→ **GIVEN PROBLEM**:
Count every line where "that" occurs. Give the total alone.

===== RECORDS TO USE =====

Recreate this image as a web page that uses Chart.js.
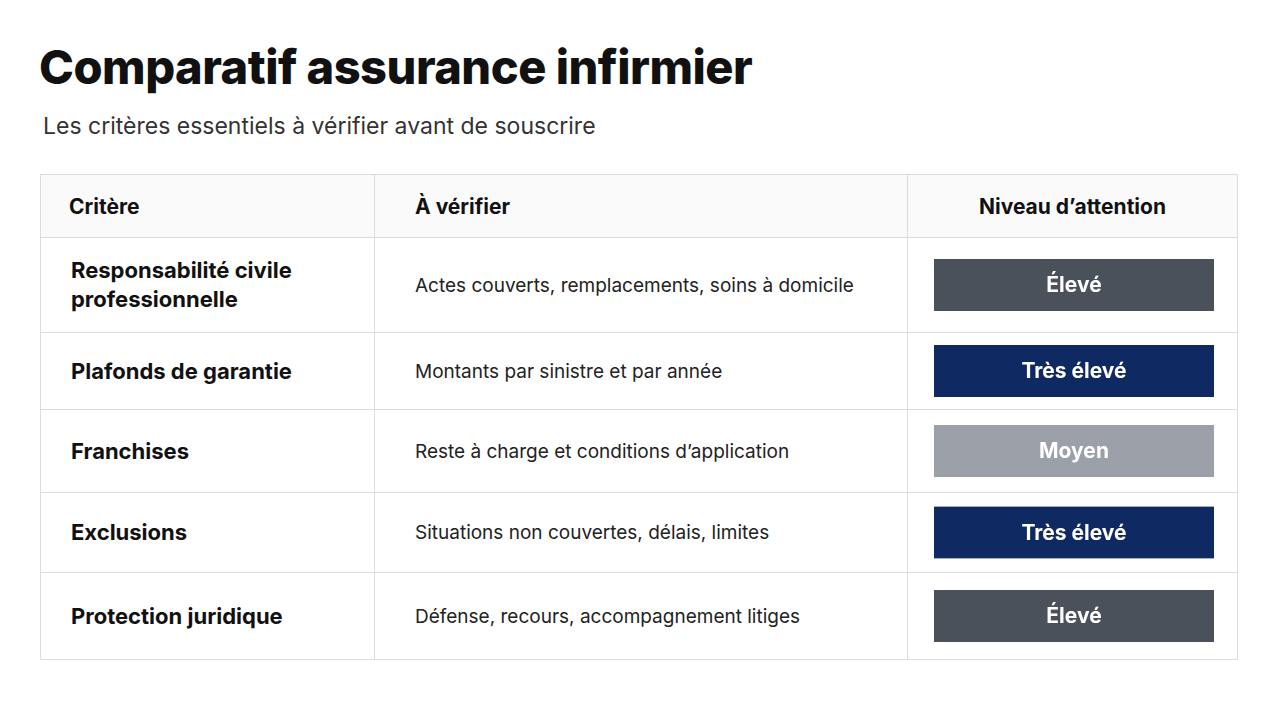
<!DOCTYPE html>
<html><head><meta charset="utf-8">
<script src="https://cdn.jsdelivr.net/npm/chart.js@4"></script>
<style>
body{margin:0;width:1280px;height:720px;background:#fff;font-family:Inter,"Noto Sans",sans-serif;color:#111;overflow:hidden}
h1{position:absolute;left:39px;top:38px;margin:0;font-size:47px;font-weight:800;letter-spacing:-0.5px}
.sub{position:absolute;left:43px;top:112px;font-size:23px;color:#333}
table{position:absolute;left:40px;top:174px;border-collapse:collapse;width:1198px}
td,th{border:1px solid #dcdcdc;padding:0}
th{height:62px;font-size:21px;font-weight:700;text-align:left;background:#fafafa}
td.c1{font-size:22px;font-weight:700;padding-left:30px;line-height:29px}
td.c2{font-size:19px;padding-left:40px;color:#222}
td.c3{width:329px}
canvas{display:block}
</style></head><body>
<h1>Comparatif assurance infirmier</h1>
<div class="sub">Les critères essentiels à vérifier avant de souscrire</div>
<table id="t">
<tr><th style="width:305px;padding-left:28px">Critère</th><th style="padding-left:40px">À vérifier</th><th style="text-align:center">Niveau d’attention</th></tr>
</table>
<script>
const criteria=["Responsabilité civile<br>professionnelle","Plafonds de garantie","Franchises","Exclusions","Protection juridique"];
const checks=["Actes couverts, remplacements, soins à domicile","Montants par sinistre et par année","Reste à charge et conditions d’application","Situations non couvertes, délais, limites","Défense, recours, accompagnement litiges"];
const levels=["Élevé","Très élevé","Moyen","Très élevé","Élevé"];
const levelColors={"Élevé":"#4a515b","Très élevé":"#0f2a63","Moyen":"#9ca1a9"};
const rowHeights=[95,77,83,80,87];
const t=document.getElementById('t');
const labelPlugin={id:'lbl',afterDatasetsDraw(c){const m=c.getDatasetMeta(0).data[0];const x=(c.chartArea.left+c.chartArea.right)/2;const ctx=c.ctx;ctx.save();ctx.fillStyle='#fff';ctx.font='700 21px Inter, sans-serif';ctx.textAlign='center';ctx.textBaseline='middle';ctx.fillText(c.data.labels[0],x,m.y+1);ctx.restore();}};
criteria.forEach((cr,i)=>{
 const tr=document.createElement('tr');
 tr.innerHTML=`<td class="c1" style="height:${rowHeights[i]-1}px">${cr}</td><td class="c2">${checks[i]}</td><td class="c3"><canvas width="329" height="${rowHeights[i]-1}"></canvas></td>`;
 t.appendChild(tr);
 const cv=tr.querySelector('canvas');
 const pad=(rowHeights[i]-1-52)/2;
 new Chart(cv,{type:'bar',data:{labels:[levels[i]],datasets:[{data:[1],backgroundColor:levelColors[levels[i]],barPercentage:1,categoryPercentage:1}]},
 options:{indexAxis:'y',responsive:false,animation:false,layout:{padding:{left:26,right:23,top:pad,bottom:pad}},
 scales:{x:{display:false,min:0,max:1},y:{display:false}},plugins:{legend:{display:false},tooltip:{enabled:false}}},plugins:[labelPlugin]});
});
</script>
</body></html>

=====
===== RECORDS TO USE =====

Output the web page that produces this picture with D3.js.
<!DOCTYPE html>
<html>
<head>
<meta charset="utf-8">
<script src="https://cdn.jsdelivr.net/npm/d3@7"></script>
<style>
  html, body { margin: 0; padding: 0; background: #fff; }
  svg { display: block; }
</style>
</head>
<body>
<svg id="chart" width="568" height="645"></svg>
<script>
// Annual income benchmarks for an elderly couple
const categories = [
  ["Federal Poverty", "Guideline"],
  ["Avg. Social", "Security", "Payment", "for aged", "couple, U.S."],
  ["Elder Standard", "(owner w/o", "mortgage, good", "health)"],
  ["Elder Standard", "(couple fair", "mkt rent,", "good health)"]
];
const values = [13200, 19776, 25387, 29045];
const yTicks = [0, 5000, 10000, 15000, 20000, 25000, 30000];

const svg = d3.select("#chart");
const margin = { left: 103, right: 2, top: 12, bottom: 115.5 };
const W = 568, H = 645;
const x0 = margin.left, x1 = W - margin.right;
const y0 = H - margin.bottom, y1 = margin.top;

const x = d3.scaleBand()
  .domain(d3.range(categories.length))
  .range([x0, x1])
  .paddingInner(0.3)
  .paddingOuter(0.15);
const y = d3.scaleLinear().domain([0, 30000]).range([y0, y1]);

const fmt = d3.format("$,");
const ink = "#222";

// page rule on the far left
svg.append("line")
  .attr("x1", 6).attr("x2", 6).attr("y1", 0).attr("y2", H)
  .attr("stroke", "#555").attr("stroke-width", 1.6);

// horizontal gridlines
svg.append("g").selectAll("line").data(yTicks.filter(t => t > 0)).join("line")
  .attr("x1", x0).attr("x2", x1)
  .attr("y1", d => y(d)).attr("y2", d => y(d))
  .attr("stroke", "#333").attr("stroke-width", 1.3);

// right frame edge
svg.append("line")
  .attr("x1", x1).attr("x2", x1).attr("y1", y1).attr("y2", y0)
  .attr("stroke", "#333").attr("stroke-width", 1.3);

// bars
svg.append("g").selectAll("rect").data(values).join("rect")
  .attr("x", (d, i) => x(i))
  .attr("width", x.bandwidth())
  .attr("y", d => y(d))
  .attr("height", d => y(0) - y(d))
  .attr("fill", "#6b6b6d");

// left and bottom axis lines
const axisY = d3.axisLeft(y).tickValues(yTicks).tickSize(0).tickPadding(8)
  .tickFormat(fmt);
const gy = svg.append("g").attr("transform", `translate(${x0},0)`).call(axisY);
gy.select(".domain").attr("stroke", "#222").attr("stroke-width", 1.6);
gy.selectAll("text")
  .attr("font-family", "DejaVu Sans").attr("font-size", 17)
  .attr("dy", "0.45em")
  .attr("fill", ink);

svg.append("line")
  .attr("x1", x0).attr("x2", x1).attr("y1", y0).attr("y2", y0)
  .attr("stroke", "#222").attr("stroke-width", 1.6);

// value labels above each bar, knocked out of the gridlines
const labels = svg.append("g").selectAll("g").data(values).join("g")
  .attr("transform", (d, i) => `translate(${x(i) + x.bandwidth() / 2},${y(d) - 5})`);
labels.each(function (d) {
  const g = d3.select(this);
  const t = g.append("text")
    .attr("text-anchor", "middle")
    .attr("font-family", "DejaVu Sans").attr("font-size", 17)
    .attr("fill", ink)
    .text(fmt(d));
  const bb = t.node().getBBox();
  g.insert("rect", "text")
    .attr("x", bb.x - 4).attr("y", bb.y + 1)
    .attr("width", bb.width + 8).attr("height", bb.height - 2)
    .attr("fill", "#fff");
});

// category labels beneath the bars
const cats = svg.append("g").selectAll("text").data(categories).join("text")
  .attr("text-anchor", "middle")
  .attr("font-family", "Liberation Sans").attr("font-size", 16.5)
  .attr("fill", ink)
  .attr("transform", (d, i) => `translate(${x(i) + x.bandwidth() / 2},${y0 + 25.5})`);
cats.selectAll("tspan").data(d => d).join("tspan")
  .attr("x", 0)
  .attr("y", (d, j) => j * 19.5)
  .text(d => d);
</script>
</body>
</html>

=====

→ **EXERCISE OUTPUT**:
2